Among the entries below, one stretch runs from the line that contains "Write the matplotlib code for this chart." through the line that contains "ax.set_yticklabels([str(v) for v in y_ticks])". Repeat that stretch exactly, ends included, and only that.

START Data records

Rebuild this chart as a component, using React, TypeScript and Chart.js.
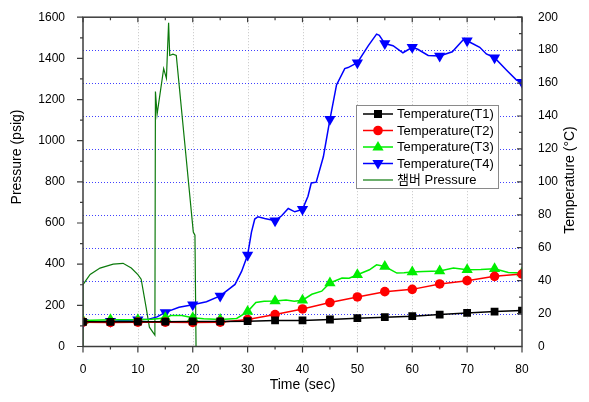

END Data records
START Data records

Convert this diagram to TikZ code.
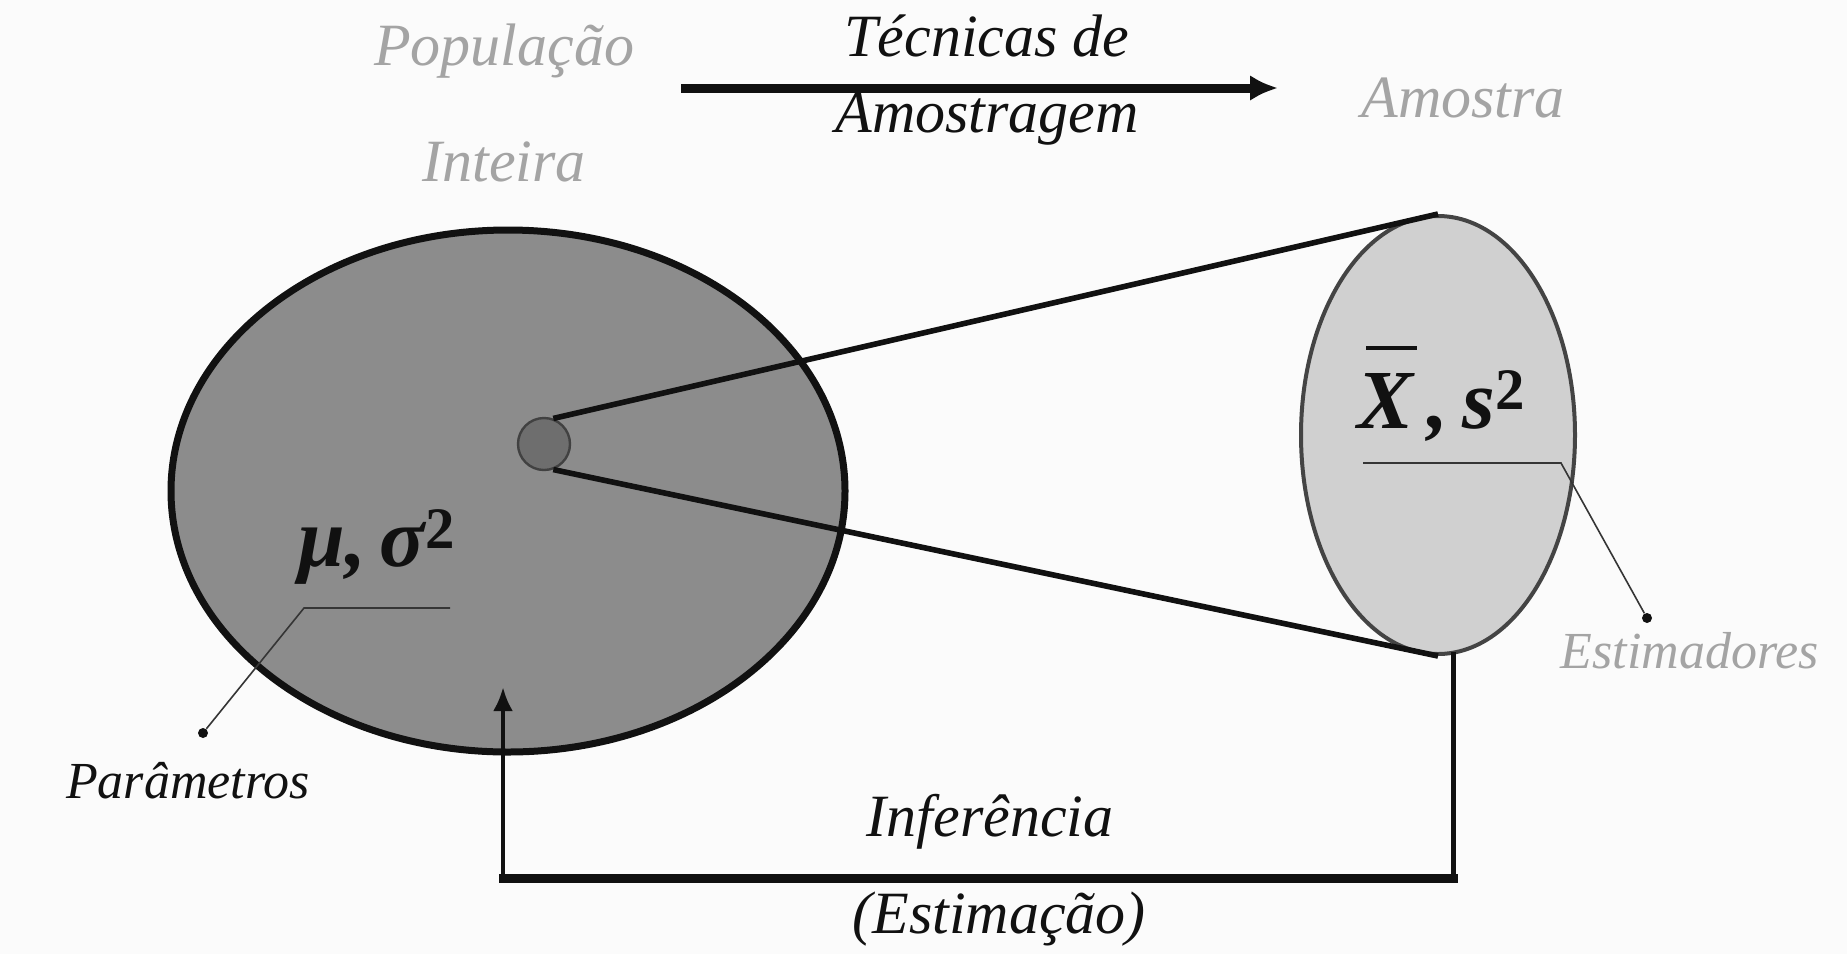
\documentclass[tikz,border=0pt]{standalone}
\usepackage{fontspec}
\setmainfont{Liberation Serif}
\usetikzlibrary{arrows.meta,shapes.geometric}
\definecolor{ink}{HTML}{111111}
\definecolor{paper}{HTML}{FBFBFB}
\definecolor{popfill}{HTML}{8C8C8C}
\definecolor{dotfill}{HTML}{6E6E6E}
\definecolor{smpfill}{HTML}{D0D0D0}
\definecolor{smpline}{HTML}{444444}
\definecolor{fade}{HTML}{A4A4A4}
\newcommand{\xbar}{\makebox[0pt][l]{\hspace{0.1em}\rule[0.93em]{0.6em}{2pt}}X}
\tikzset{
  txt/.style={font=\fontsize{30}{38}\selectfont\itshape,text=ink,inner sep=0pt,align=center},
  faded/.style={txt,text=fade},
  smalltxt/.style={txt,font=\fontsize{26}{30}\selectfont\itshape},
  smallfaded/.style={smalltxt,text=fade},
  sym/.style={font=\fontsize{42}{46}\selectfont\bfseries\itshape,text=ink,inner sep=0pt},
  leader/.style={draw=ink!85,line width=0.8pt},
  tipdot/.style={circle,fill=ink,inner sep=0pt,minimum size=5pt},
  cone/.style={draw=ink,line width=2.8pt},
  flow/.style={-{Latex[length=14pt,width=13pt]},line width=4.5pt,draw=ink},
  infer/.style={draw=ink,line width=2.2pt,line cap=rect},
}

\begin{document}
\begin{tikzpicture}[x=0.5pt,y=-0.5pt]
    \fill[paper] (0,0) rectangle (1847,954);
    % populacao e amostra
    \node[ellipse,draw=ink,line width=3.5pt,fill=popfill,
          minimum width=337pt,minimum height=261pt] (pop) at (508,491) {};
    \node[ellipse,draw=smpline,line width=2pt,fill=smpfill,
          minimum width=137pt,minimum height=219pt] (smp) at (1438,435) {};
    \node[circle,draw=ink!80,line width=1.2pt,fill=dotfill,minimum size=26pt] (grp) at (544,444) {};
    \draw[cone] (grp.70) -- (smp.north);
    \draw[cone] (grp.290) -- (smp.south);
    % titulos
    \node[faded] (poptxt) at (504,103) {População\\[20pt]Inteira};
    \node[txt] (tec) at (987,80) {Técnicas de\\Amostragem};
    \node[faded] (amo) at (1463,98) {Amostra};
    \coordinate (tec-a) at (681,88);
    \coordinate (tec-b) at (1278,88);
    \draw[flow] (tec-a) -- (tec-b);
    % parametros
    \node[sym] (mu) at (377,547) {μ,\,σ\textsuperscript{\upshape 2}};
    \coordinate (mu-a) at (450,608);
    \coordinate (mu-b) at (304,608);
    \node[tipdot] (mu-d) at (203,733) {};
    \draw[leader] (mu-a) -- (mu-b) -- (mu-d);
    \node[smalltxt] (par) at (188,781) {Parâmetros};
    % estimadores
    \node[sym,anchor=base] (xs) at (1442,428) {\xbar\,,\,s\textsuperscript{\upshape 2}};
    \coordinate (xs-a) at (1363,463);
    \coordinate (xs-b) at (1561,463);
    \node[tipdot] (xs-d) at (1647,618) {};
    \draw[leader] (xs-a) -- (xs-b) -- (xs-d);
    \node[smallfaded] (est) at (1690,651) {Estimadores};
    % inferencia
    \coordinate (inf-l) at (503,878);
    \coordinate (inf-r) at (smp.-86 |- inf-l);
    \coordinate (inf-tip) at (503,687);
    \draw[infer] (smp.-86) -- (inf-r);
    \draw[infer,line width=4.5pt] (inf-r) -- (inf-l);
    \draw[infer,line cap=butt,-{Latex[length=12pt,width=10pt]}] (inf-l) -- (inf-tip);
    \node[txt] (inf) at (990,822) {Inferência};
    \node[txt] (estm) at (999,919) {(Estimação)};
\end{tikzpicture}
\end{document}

END Data records
START Data records

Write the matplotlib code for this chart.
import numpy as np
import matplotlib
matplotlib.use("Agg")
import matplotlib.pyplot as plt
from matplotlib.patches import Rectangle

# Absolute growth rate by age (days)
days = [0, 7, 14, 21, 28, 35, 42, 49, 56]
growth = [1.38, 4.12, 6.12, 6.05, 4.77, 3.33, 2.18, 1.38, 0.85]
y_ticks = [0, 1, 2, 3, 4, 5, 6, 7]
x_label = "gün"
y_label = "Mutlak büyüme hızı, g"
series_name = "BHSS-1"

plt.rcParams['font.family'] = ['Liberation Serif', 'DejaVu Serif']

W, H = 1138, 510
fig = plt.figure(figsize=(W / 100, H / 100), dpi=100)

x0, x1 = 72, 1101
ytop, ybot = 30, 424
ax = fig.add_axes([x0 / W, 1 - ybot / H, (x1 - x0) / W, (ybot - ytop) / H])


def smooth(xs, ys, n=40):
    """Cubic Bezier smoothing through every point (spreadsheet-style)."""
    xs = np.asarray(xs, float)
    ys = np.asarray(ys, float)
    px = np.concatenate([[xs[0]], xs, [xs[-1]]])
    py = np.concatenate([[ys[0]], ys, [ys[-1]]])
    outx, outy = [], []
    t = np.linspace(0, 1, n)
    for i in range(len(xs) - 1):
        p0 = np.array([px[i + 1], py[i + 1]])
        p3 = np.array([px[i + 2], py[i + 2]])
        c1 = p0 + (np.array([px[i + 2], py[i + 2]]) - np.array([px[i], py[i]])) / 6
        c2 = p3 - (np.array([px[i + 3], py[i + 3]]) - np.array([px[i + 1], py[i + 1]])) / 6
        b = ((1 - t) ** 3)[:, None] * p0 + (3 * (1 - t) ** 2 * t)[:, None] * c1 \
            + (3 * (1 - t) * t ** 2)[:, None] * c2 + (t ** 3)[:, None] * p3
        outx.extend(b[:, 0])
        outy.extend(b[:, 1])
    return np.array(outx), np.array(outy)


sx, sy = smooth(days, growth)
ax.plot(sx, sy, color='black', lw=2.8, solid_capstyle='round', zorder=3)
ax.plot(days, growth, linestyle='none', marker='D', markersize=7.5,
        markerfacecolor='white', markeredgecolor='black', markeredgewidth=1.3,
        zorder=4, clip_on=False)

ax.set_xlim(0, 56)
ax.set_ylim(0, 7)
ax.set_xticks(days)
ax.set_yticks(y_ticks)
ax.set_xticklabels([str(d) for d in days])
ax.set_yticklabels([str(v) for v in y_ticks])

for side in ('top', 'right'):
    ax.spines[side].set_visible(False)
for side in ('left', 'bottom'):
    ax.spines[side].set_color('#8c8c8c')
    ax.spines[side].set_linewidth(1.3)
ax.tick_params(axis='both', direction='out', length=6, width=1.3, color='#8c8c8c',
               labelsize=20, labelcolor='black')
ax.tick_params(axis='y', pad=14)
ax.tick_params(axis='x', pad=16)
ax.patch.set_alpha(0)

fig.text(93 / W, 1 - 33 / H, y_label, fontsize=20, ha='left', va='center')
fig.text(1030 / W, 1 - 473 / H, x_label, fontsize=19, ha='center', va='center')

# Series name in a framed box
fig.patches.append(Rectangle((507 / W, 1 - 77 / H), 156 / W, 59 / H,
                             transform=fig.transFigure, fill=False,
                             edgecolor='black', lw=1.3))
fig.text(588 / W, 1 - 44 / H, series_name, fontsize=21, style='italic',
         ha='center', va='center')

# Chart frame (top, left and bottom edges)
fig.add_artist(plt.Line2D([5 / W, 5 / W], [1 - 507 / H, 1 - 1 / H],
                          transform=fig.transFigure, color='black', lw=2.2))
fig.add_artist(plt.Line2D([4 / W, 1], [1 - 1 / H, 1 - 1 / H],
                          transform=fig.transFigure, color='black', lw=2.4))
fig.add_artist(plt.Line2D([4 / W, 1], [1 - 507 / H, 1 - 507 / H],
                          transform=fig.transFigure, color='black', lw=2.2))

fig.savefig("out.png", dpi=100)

END Data records

> Answer to the exercise:
Write the matplotlib code for this chart.
import numpy as np
import matplotlib
matplotlib.use("Agg")
import matplotlib.pyplot as plt
from matplotlib.patches import Rectangle

# Absolute growth rate by age (days)
days = [0, 7, 14, 21, 28, 35, 42, 49, 56]
growth = [1.38, 4.12, 6.12, 6.05, 4.77, 3.33, 2.18, 1.38, 0.85]
y_ticks = [0, 1, 2, 3, 4, 5, 6, 7]
x_label = "gün"
y_label = "Mutlak büyüme hızı, g"
series_name = "BHSS-1"

plt.rcParams['font.family'] = ['Liberation Serif', 'DejaVu Serif']

W, H = 1138, 510
fig = plt.figure(figsize=(W / 100, H / 100), dpi=100)

x0, x1 = 72, 1101
ytop, ybot = 30, 424
ax = fig.add_axes([x0 / W, 1 - ybot / H, (x1 - x0) / W, (ybot - ytop) / H])


def smooth(xs, ys, n=40):
    """Cubic Bezier smoothing through every point (spreadsheet-style)."""
    xs = np.asarray(xs, float)
    ys = np.asarray(ys, float)
    px = np.concatenate([[xs[0]], xs, [xs[-1]]])
    py = np.concatenate([[ys[0]], ys, [ys[-1]]])
    outx, outy = [], []
    t = np.linspace(0, 1, n)
    for i in range(len(xs) - 1):
        p0 = np.array([px[i + 1], py[i + 1]])
        p3 = np.array([px[i + 2], py[i + 2]])
        c1 = p0 + (np.array([px[i + 2], py[i + 2]]) - np.array([px[i], py[i]])) / 6
        c2 = p3 - (np.array([px[i + 3], py[i + 3]]) - np.array([px[i + 1], py[i + 1]])) / 6
        b = ((1 - t) ** 3)[:, None] * p0 + (3 * (1 - t) ** 2 * t)[:, None] * c1 \
            + (3 * (1 - t) * t ** 2)[:, None] * c2 + (t ** 3)[:, None] * p3
        outx.extend(b[:, 0])
        outy.extend(b[:, 1])
    return np.array(outx), np.array(outy)


sx, sy = smooth(days, growth)
ax.plot(sx, sy, color='black', lw=2.8, solid_capstyle='round', zorder=3)
ax.plot(days, growth, linestyle='none', marker='D', markersize=7.5,
        markerfacecolor='white', markeredgecolor='black', markeredgewidth=1.3,
        zorder=4, clip_on=False)

ax.set_xlim(0, 56)
ax.set_ylim(0, 7)
ax.set_xticks(days)
ax.set_yticks(y_ticks)
ax.set_xticklabels([str(d) for d in days])
ax.set_yticklabels([str(v) for v in y_ticks])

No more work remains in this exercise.